Tel est vraisemblablement le cas de l'opérateur de coopération technique du ministère de l'Intérieur CIVIPOL qui a indiqué lors de son audition ne bénéficier d'aucune subvention d'équilibre.
Tel est également le cas du Deutsche Gesellschaft für Internationale Zusammenarbeit (GIZ), opérateur allemand pour la coopération technique internationale, qui ne perçoit pas de subvention d'équilibre.
Les rapporteurs considèrent qu'Expertise France doit se diriger sur cette voie en élaborant avec ses tutelles des stratégies d'offre qui permettent d'équilibrer ses comptes sans recours à une subvention publique.
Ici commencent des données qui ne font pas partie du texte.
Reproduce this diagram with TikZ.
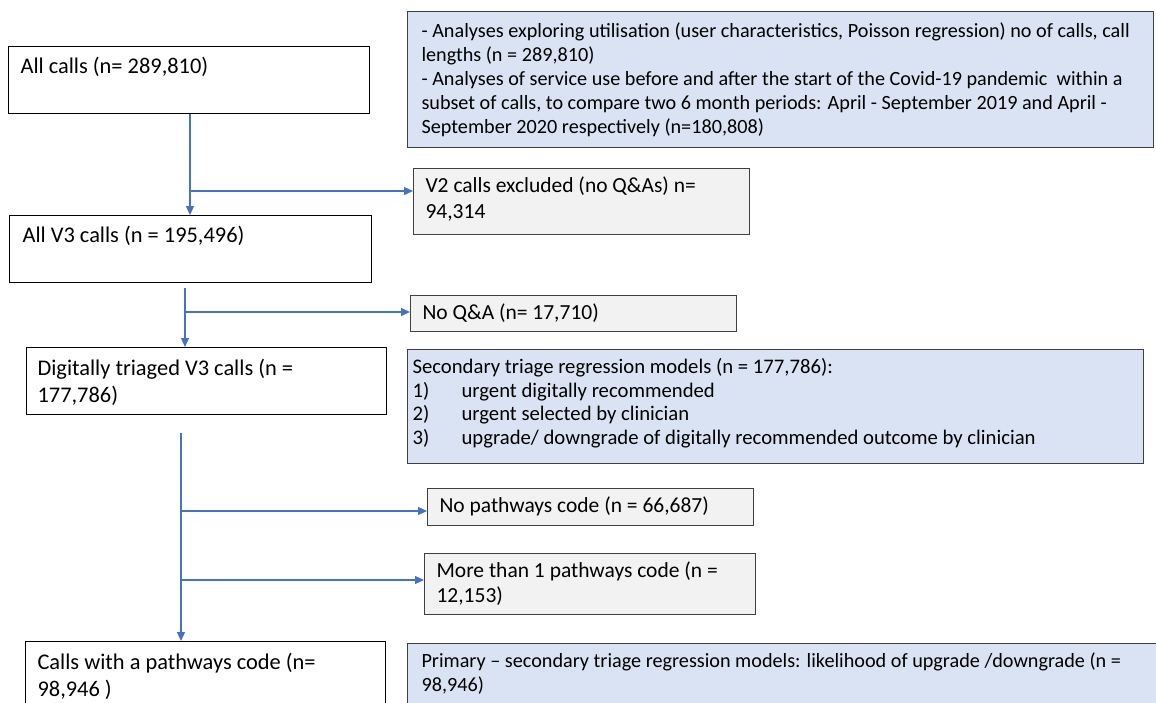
\documentclass[tikz,border=0pt]{standalone}
\usepackage{fontspec}
\setmainfont{Carlito}
\usetikzlibrary{arrows.meta}

\definecolor{flowblue}{HTML}{4472C4}
\definecolor{notefill}{HTML}{DAE3F3}
\definecolor{exclfill}{HTML}{F2F2F2}
\definecolor{edgegrey}{HTML}{3F3F3F}

% fixed-size, top-aligned text block: width, height, font size, baselineskip, text
\newcommand\blocktext[5]{%
  \parbox[c][#2][t]{#1}{\fontsize{#3}{#4}\selectfont\raggedright\strut #5}}
% numbered item with a hanging tab
\newcommand\numitem[2]{\makebox[49pt][l]{#1}#2}

\begin{document}
\begin{tikzpicture}[x=1pt,y=-1pt,
  stage/.style={draw=black, line width=1.1pt, fill=white, inner sep=0pt, anchor=north west},
  excl/.style={draw=edgegrey, line width=1.1pt, fill=exclfill, inner sep=0pt, anchor=north west},
  note/.style={draw=edgegrey, line width=1.1pt, fill=notefill, inner sep=0pt, anchor=north west},
  conn/.style={draw=flowblue, line width=1.2pt, -{Triangle[length=9pt,width=8pt]}}]
\useasboundingbox (0,0) rectangle (1156,702);
\clip (0,0) rectangle (1156,702);

% main stages of the selection
\node[stage, inner xsep=12pt, inner ysep=8pt] (all) at (8,46)
  {\blocktext{337pt}{51pt}{22.4pt}{27pt}{All calls (n= 289,810)}};
\node[stage, inner xsep=13pt, inner ysep=8pt] (v3) at (9,215)
  {\blocktext{336pt}{51pt}{22.4pt}{27pt}{All V3 calls (n = 195,496)}};
\node[stage, inner xsep=11pt, inner ysep=9pt] (dig) at (26,347)
  {\blocktext{338pt}{49pt}{22.4pt}{27pt}{Digitally triaged V3 calls (n =\\177,786)}};
\node[stage, inner xsep=12pt, inner ysep=9pt] (path) at (25,641)
  {\blocktext{336pt}{60pt}{22.4pt}{27pt}{Calls with a pathways code (n=\\98,946 )}};

% exclusions
\node[excl, inner xsep=12pt, inner ysep=6pt] (v2) at (413,168)
  {\blocktext{312pt}{54pt}{21.5pt}{26pt}{V2 calls excluded (no Q\&As) n=\\94,314}};
\node[excl, inner xsep=12pt, inner ysep=6pt] (noqa) at (410,295)
  {\blocktext{302pt}{24pt}{21.5pt}{26pt}{No Q\&A (n= 17,710)}};
\node[excl, inner xsep=12pt, inner ysep=6pt] (nopw) at (427,488)
  {\blocktext{302pt}{25pt}{21.5pt}{26pt}{No pathways code (n = 66,687)}};
\node[excl, inner xsep=12pt, inner ysep=6pt] (multi) at (424,553)
  {\blocktext{307pt}{49pt}{21.5pt}{25pt}{More than 1 pathways code (n =\\12,153)}};

% analyses carried out at each stage
\node[note, inner xsep=14pt, inner ysep=9pt] (utl) at (407,11)
  {\blocktext{718pt}{118pt}{20.2pt}{24pt}{- Analyses exploring utilisation (user characteristics, Poisson regression) no of calls, call\\
  lengths (n = 289,810)\\
  - Analyses of service use before and after the start of the Covid-19 pandemic \ within a\\
  subset of calls, to compare two 6 month periods: April - September 2019 and April -\\
  September 2020 respectively (n=180,808)}};
\node[note, inner xsep=5pt, inner ysep=7.5pt] (sec) at (407,349)
  {\blocktext{726pt}{99pt}{20.7pt}{23.5pt}{Secondary triage regression models (n = 177,786):\\
  \numitem{1)}{urgent digitally recommended}\\
  \numitem{2)}{urgent selected by clinician}\\
  \numitem{3)}{upgrade/ downgrade of digitally recommended outcome by clinician}}};
\node[note, inner xsep=14pt, inner ysep=7.2pt] (prim) at (407,643)
  {\blocktext{732pt}{60pt}{20.2pt}{24pt}{Primary – secondary triage regression models: likelihood of upgrade /downgrade (n =\\98,946)}};

% connectors
\coordinate (j1) at (190,191);
\draw[conn] (all.south -| j1) -- (v3.north -| j1);
\draw[conn] (j1) -- (j1 -| v2.west);

\coordinate (s2) at (185,288);
\coordinate (j2) at (185,312);
\draw[conn] (s2) -- (s2 |- dig.north);
\draw[conn] (j2) -- (j2 -| noqa.west);

\coordinate (s3) at (181,433);
\coordinate (j3) at (181,511);
\coordinate (j4) at (181,580);
\draw[conn] (s3) -- (s3 |- path.north);
\draw[conn] (j3) -- (j3 -| nopw.west);
\draw[conn] (j4) -- (j4 -| multi.west);
\end{tikzpicture}
\end{document}
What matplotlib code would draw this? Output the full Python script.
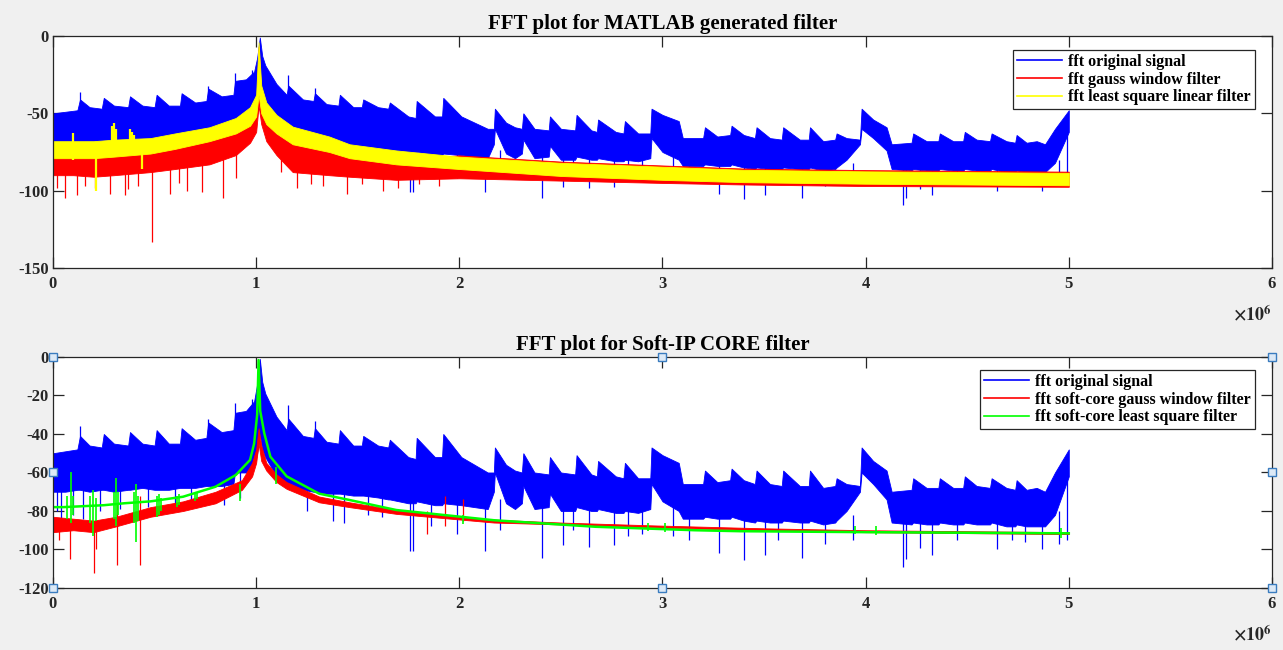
import numpy as np
import matplotlib
matplotlib.use("Agg")
import matplotlib.pyplot as plt
from matplotlib.lines import Line2D

plt.rcParams['font.family'] = ['Liberation Serif', 'DejaVu Serif']
plt.rcParams['font.weight'] = 'bold'
plt.rcParams['mathtext.fontset'] = 'stix'
plt.rcParams['axes.unicode_minus'] = False

# frequency axis in units of 1e6 Hz, magnitudes in dB

# original signal (same in both plots): dense band, upper / lower edge
blue_x = [0.000, 0.060, 0.120, 0.133, 0.180, 0.240, 0.250, 0.300, 0.370, 0.379,
          0.440, 0.500, 0.510, 0.570, 0.625, 0.633, 0.700, 0.755, 0.764, 0.830,
          0.888, 0.896, 0.950, 0.990, 1.005, 1.018, 1.030, 1.045, 1.100, 1.150,
          1.158, 1.230, 1.282, 1.289, 1.346, 1.405, 1.412, 1.478, 1.520, 1.527,
          1.600, 1.650, 1.658, 1.749, 1.785, 1.790, 1.880, 1.915, 1.921, 2.010,
          2.140, 2.170, 2.175, 2.230, 2.274, 2.308, 2.315, 2.370, 2.440, 2.446,
          2.500, 2.570, 2.577, 2.650, 2.677, 2.683, 2.770, 2.808, 2.815, 2.880,
          2.940, 2.946, 3.000, 3.080, 3.100, 3.200, 3.209, 3.270, 3.333, 3.340,
          3.400, 3.455, 3.463, 3.529, 3.587, 3.594, 3.676, 3.720, 3.726, 3.791,
          3.850, 3.857, 3.906, 3.972, 3.980, 4.037, 4.103, 4.128, 4.226, 4.234,
          4.300, 4.358, 4.365, 4.431, 4.480, 4.488, 4.546, 4.612, 4.620, 4.693,
          4.736, 4.743, 4.792, 4.842, 4.883, 4.932, 5.000]
blue_top = [-50, -49, -48, -41, -46, -47, -40, -45, -46, -39,
            -45, -46, -38, -45, -45, -37, -43, -42, -34, -39,
            -38, -29, -28, -23, -14, -1, -13, -19, -31, -38,
            -32, -41, -42, -37, -44, -45, -38, -46, -46, -41,
            -46, -47, -43, -52, -53, -42, -52, -52, -40, -52,
            -60, -60, -47, -56, -59, -60, -50, -60, -61, -52,
            -60, -61, -51, -61, -62, -54, -62, -63, -55, -63,
            -63, -47, -51, -55, -66, -66, -59, -65, -64, -58,
            -64, -66, -59, -66, -67, -59, -67, -67, -59, -68,
            -67, -63, -66, -67, -47, -54, -59, -70, -69, -63,
            -68, -68, -63, -68, -68, -62, -67, -68, -63, -68,
            -69, -64, -69, -68, -70, -60, -48]
blue_bot = [-70, -70, -69, -69, -70, -69, -69, -70, -69, -69,
            -68, -69, -69, -69, -68, -68, -68, -67, -67, -67,
            -66, -60, -60, -56, -50, -40, -48, -52, -62, -66,
            -66, -69, -70, -70, -71, -71, -71, -72, -72, -72,
            -73, -74, -74, -76, -76, -75, -77, -77, -76, -77,
            -79, -70, -60, -76, -79, -76, -67, -79, -78, -71,
            -80, -80, -78, -80, -80, -79, -81, -81, -80, -81,
            -79, -66, -75, -80, -84, -84, -83, -84, -84, -83,
            -85, -86, -85, -86, -86, -85, -86, -86, -85, -87,
            -86, -85, -80, -70, -60, -66, -74, -86, -87, -86,
            -87, -87, -86, -87, -87, -86, -87, -87, -86, -88,
            -88, -87, -88, -88, -88, -82, -62]
# thin excursions of the original signal
blue_spk_x = [0.02, 0.04, 0.10, 0.15, 0.23, 0.33, 0.47, 0.60, 0.68, 0.84, 0.92,
              1.25, 1.38, 1.43, 1.55, 1.62, 1.757, 1.77, 1.86, 1.99, 2.126, 2.20,
              2.405, 2.51, 2.56, 2.64, 2.76, 2.83, 2.90, 3.05, 3.13, 3.28, 3.40,
              3.504, 3.57, 3.685, 3.80, 3.94, 4.185, 4.20, 4.27, 4.325, 4.45,
              4.645, 4.72, 4.785, 4.87, 4.95, 4.99]
blue_spk_lo = [-80, -85, -82, -84, -80, -79, -78, -79, -78, -77, -73,
               -80, -85, -86, -82, -83, -101, -101, -88, -92, -101, -90,
               -104.6, -97.7, -90, -98.5, -97.7, -93, -92, -93, -95, -102, -105.5,
               -103, -95, -104.6, -97, -95, -109, -105, -99, -103, -95,
               -100, -95, -96, -100, -97, -95]
blue_spk_hi = [-65, -65, -65, -65, -65, -65, -64, -64, -64, -62, -50,
               -66, -66, -68, -68, -70, -72, -72, -72, -74, -75, -74,
               -76, -76, -76, -76, -77, -77, -77, -70, -80, -80, -82,
               -82, -82, -82, -82, -82, -84, -84, -84, -84, -84,
               -84, -84, -84, -84, -80, -62]
blue_up_x = [0.133, 0.764, 0.896, 0.980, 1.158, 1.289]
blue_up_hi = [-36, -32, -24, -22, -25, -33.5]

# MATLAB gauss window filter
red1_x = [0, 0.1, 0.2, 0.3, 0.48, 0.6, 0.77, 0.9, 0.97, 1.0, 1.012, 1.025,
          1.05, 1.1, 1.18, 1.36, 1.46, 1.69, 2.0, 2.5, 3.0, 3.4, 4.0, 5.0]
red1_top = [-76, -76, -76, -75, -73, -70, -65, -59, -52, -44, -7, -38,
            -50, -58, -66, -72, -76, -79.5, -77.2, -81.2, -83.7, -85.7, -86.7, -87.7]
red1_bot = [-90, -90, -91, -90, -88, -86, -83, -77, -69, -62, -45, -57,
            -68, -77, -88, -90, -91, -93, -92, -93.5, -95, -96, -97, -97.5]
red1_spk_x = [0.02, 0.06, 0.116, 0.16, 0.207, 0.281, 0.354, 0.37, 0.42, 0.486, 0.576,
              0.62, 0.658, 0.731, 0.838, 0.90, 1.12, 1.20, 1.27, 1.33, 1.445, 1.52,
              1.625, 1.70, 1.80, 1.90]
red1_spk_lo = [-98, -105, -103, -97, -98, -102, -103, -99, -97, -133, -102,
               -95, -100, -101, -105, -92, -88, -98, -96, -97, -102, -96,
               -100, -98, -96, -97]
red1_spk_hi = [-85, -85, -85, -85, -85, -85, -84, -84, -84, -82, -82,
               -80, -80, -78, -76, -72, -70, -80, -84, -85, -86, -86,
               -88, -88, -89, -89]

# MATLAB least square linear filter
yel_x = [0, 0.1, 0.2, 0.3, 0.48, 0.6, 0.77, 0.9, 0.97, 1.0, 1.012, 1.025,
         1.05, 1.1, 1.18, 1.36, 1.46, 1.69, 2.0, 2.5, 3.0, 3.4, 4.0, 5.0]
yel_top = [-68, -68, -68, -67, -66, -63, -59, -53, -46, -38, -4, -32,
           -43, -51, -58.6, -65, -70, -74, -78, -82, -84.5, -86.5, -87.5, -88.5]
yel_bot = [-79, -79, -79, -78, -76, -73, -68, -63, -58, -52, -38, -50,
           -57, -63, -70, -75, -79, -83, -86, -90.5, -93, -94.5, -95.5, -96.5]
yel_spk_x = [0.10, 0.21, 0.29, 0.30, 0.31, 0.38, 0.39, 0.40, 0.44]
yel_spk_lo = [-80, -100, -75, -75, -75, -75, -75, -75, -86]
yel_spk_hi = [-63, -72, -58, -56, -60, -60, -62, -64, -72]

# soft-core gauss window filter
red2_x = [0, 0.1, 0.2, 0.31, 0.48, 0.64, 0.8, 0.93, 0.98, 1.0, 1.012, 1.025,
          1.05, 1.1, 1.15, 1.31, 1.46, 1.69, 2.17, 2.5, 2.96, 3.5, 4.0, 5.0]
red2_top = [-83, -84, -85, -83, -78, -75, -70, -64, -55, -48, -37, -46,
            -55, -61, -65, -72.5, -75.5, -79.5, -84.5, -86, -87.5, -89, -90, -91]
red2_bot = [-91, -90, -91, -88, -83, -80, -76, -69, -62, -55, -45, -54,
            -59, -65, -68.5, -75.5, -78, -81.5, -86, -87, -88.5, -90, -91, -92]
red2_spk_x = [0.03, 0.085, 0.20, 0.21, 0.313, 0.428, 1.84, 1.93, 2.02]
red2_spk_lo = [-95, -105, -112, -100, -108, -108, -92, -88, -85]
red2_spk_hi = [-85, -85, -85, -85, -76, -72, -80, -72, -74]

# soft-core least square filter
grn_x = [0, 0.05, 0.15, 0.25, 0.35, 0.48, 0.64, 0.8, 0.9, 0.97, 0.99, 1.005,
         1.012, 1.02, 1.04, 1.07, 1.15, 1.31, 1.46, 1.69, 2.17, 2.67, 3.16,
         3.38, 4.0, 5.0]
grn_y = [-78, -78, -77.5, -77, -76, -75, -72.6, -67.4, -61.3, -53.5, -45, -30,
         -1.6, -28, -39.6, -51.8, -62, -71, -74.3, -79.5, -84.8, -88.2, -90,
         -90.5, -91, -91.6]
grn_spk_x = [0.07, 0.09, 0.10, 0.18, 0.198, 0.21, 0.30, 0.31, 0.32, 0.40, 0.41,
             0.42, 0.51, 0.52, 0.53, 0.61, 0.62, 0.70, 0.71, 0.92, 1.10, 2.02,
             2.93, 3.01, 3.95, 4.05, 4.96]
grn_spk_lo = [-84, -86, -82, -86, -93, -85, -84, -88, -82, -86, -96,
              -85, -83, -82, -80, -78, -77, -75, -74, -75, -66, -87,
              -90.5, -91, -92, -92.5, -94]
grn_spk_hi = [-72, -60, -72, -72, -69, -73, -70, -63, -70, -70, -66,
              -72, -72, -71, -73, -72, -71, -71, -70, -66, -57, -82,
              -86, -86.5, -88, -88, -89]

titles = ["FFT plot for MATLAB generated filter", "FFT plot for Soft-IP CORE filter"]
labels1 = ["fft original signal", "fft gauss window filter", "fft least square linear filter"]
labels2 = ["fft original signal", "fft soft-core gauss window filter", "fft soft-core least square filter"]

BLUE, RED, YEL, GRN = "#0000ff", "#ff0000", "#ffff00", "#00ff00"
AXC = "#262626"


def band(ax, x, top, bot, color, z):
    ax.fill_between(x, top, bot, color=color, lw=0.6, edgecolor=color, zorder=z)


def spikes(ax, x, lo, hi, color, z, lw=0.9):
    ax.vlines(x, lo, hi, color=color, lw=lw, zorder=z)


def style(ax, ylim, yticks, title):
    ax.set_facecolor("white")
    ax.set_xlim(0, 6)
    ax.set_ylim(*ylim)
    ax.set_xticks(range(7))
    ax.set_yticks(yticks)
    ax.tick_params(direction="in", length=8, width=0.9, colors=AXC, labelsize=12,
                   top=True, right=True, pad=6)
    ax.tick_params(axis="y", pad=3)
    for s in ax.spines.values():
        s.set_color(AXC)
        s.set_linewidth(0.9)
        s.set_zorder(5)
    ax.set_title(title, fontsize=15, fontweight="bold", pad=5)
    ax.text(1.0, -0.2, r"$\times10^{6}$", transform=ax.transAxes, ha="right",
            va="center", fontsize=13, color=AXC)


fig = plt.figure(figsize=(12.83, 6.5), dpi=100, facecolor="#f0f0f0")
ax1 = fig.add_axes([0.0413, 0.5877, 0.9501, 0.3569])
ax2 = fig.add_axes([0.0413, 0.0954, 0.9501, 0.3554])

# top plot
band(ax1, blue_x, blue_top, blue_bot, BLUE, 2)
spikes(ax1, blue_spk_x, blue_spk_lo, blue_spk_hi, BLUE, 2)
spikes(ax1, blue_up_x, [-50] * len(blue_up_x), blue_up_hi, BLUE, 2)
band(ax1, red1_x, red1_top, red1_bot, RED, 3)
spikes(ax1, red1_spk_x, red1_spk_lo, red1_spk_hi, RED, 3)
band(ax1, yel_x, yel_top, yel_bot, YEL, 4)
spikes(ax1, yel_spk_x, yel_spk_lo, yel_spk_hi, YEL, 4, lw=1.6)
style(ax1, (-150, 0), [-150, -100, -50, 0], titles[0])

# bottom plot
band(ax2, blue_x, blue_top, blue_bot, BLUE, 2)
spikes(ax2, blue_spk_x, blue_spk_lo, blue_spk_hi, BLUE, 2)
spikes(ax2, blue_up_x, [-50] * len(blue_up_x), blue_up_hi, BLUE, 2)
band(ax2, red2_x, red2_top, red2_bot, RED, 3)
spikes(ax2, red2_spk_x, red2_spk_lo, red2_spk_hi, RED, 3)
ax2.plot(grn_x, grn_y, color=GRN, lw=1.8, zorder=4)
spikes(ax2, grn_spk_x, grn_spk_lo, grn_spk_hi, GRN, 4, lw=1.2)
style(ax2, (-120, 0), [-120, -100, -80, -60, -40, -20, 0], titles[1])

# selection handles on the lower axes
hx = [0, 0.5, 1, 0, 1, 0, 0.5, 1]
hy = [0, 0, 0, 0.5, 0.5, 1, 1, 1]
ax2.plot(hx, hy, "s", ms=6, mfc="#dce9f6", mec="#3a7cbf", mew=1,
         transform=ax2.transAxes, clip_on=False, zorder=20)

for ax, labs, cols, anchor in [(ax1, labels1, [BLUE, RED, YEL], (0.986, 0.94)),
                               (ax2, labels2, [BLUE, RED, GRN], (0.986, 0.944))]:
    hs = [Line2D([], [], color=c, lw=1.2) for c in cols]
    leg = ax.legend(hs, labs, loc="upper right", bbox_to_anchor=anchor,
                    fancybox=False, framealpha=1, edgecolor=AXC,
                    prop={"size": 11.5, "weight": "bold"}, handlelength=2.8,
                    handletextpad=0.4, labelspacing=0.1, borderpad=0.25,
                    borderaxespad=0)
    leg.get_frame().set_linewidth(0.9)
    leg.set_zorder(10)

fig.savefig("out.png", dpi=100, facecolor=fig.get_facecolor())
4. Des liens croissants entre Expertise France et l'Agence française de développement
L'Agence française de développement et Expertise
France entretiennent des liens commerciaux depuis la création de
l'opérateur
en 2015.
Ceux-ci se sont densifiés à compter de l'année 2020 et, en 2022, les projets conduits par Expertise France au profit de l'AFD devraient représenter 71,8 millions d'euros , soit 21,4 % de l'ensemble du chiffre d'affaires de l'opérateur.
Évolution du chiffre d'affaires d'Expertise
France réalisé
avec l'Agence française de
développement
(en millions d'euros)
Source : commission des finances d'après les réponses au questionnaire budgétaire
Cette accélération s'explique par un rapprochement opérationnel voulu par le CICID du 8 février 2018 et qui a préfiguré le rapprochement juridique des deux entités.
Elle a été facilitée par la signature de plusieurs accords cadre entre l'AFD et Expertise France permettant à l'agence de contracter directement sans passer par une procédure concurrentielle.
* 2 Revue de l'OCDE sur le développement, La coopération technique p121 à 144, 2006.